Records with drawing code -
◇ ◇ ◇ ◇ ◇
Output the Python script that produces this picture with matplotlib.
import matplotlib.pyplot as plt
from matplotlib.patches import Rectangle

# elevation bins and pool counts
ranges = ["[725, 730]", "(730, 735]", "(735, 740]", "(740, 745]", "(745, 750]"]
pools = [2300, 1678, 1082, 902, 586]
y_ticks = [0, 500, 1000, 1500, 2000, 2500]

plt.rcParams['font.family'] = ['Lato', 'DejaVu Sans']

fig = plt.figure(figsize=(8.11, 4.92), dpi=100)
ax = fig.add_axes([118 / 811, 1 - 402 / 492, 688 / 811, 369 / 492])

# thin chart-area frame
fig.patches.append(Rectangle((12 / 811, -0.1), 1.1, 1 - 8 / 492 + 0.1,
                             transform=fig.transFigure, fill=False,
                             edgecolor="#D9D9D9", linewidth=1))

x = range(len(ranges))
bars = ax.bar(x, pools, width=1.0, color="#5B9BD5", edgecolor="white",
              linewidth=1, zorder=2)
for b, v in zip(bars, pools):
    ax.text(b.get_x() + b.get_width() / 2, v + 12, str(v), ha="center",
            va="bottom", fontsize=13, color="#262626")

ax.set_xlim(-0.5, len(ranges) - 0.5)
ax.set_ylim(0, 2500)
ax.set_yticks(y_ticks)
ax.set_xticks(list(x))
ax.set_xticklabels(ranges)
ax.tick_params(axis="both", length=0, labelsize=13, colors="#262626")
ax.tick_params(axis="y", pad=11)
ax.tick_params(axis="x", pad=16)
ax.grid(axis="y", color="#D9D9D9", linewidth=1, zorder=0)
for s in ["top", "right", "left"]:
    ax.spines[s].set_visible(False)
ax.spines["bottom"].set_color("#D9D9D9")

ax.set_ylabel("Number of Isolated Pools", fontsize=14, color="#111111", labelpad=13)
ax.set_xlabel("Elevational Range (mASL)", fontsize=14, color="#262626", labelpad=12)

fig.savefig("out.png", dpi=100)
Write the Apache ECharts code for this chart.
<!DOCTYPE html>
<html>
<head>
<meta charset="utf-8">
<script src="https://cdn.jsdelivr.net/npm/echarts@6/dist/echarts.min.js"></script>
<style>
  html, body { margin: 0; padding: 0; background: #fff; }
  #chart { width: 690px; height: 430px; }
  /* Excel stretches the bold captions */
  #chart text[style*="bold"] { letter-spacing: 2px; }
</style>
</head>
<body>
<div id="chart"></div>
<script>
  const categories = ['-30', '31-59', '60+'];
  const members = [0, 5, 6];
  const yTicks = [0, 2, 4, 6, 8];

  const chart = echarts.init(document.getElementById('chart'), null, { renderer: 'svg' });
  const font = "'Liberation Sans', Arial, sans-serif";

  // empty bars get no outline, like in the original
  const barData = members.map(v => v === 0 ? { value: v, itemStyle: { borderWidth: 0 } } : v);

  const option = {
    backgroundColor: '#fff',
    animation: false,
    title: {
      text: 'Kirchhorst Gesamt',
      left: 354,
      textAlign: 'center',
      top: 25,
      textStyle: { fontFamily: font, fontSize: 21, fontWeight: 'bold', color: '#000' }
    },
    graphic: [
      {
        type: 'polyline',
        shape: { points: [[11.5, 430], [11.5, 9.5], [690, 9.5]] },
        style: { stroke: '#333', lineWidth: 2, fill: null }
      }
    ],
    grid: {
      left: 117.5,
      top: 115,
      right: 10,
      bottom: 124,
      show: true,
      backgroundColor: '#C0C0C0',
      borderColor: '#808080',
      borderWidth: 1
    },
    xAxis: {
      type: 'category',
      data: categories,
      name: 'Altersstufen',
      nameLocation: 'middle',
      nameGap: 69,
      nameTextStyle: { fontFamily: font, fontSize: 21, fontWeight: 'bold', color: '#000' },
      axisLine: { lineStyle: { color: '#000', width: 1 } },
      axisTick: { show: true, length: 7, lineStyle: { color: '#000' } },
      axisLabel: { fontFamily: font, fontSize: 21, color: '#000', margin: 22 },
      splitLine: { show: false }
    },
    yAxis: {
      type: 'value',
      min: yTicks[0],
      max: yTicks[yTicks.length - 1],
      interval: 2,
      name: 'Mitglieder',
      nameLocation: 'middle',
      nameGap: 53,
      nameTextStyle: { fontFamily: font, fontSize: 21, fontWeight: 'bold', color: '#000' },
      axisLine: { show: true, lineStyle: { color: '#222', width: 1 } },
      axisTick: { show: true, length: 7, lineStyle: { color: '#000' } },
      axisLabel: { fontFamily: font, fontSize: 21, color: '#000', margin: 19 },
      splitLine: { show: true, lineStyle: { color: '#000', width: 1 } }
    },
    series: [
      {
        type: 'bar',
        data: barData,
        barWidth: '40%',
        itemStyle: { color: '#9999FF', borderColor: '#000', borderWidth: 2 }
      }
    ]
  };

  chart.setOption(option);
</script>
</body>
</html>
◇ ◇ ◇ ◇ ◇
Directions - Copy every line in the listing above where the string "script" turns up.

Exercise result -
Output the Python script that produces this picture with matplotlib.
<script src="https://cdn.jsdelivr.net/npm/echarts@6/dist/echarts.min.js"></script>
<script>
</script>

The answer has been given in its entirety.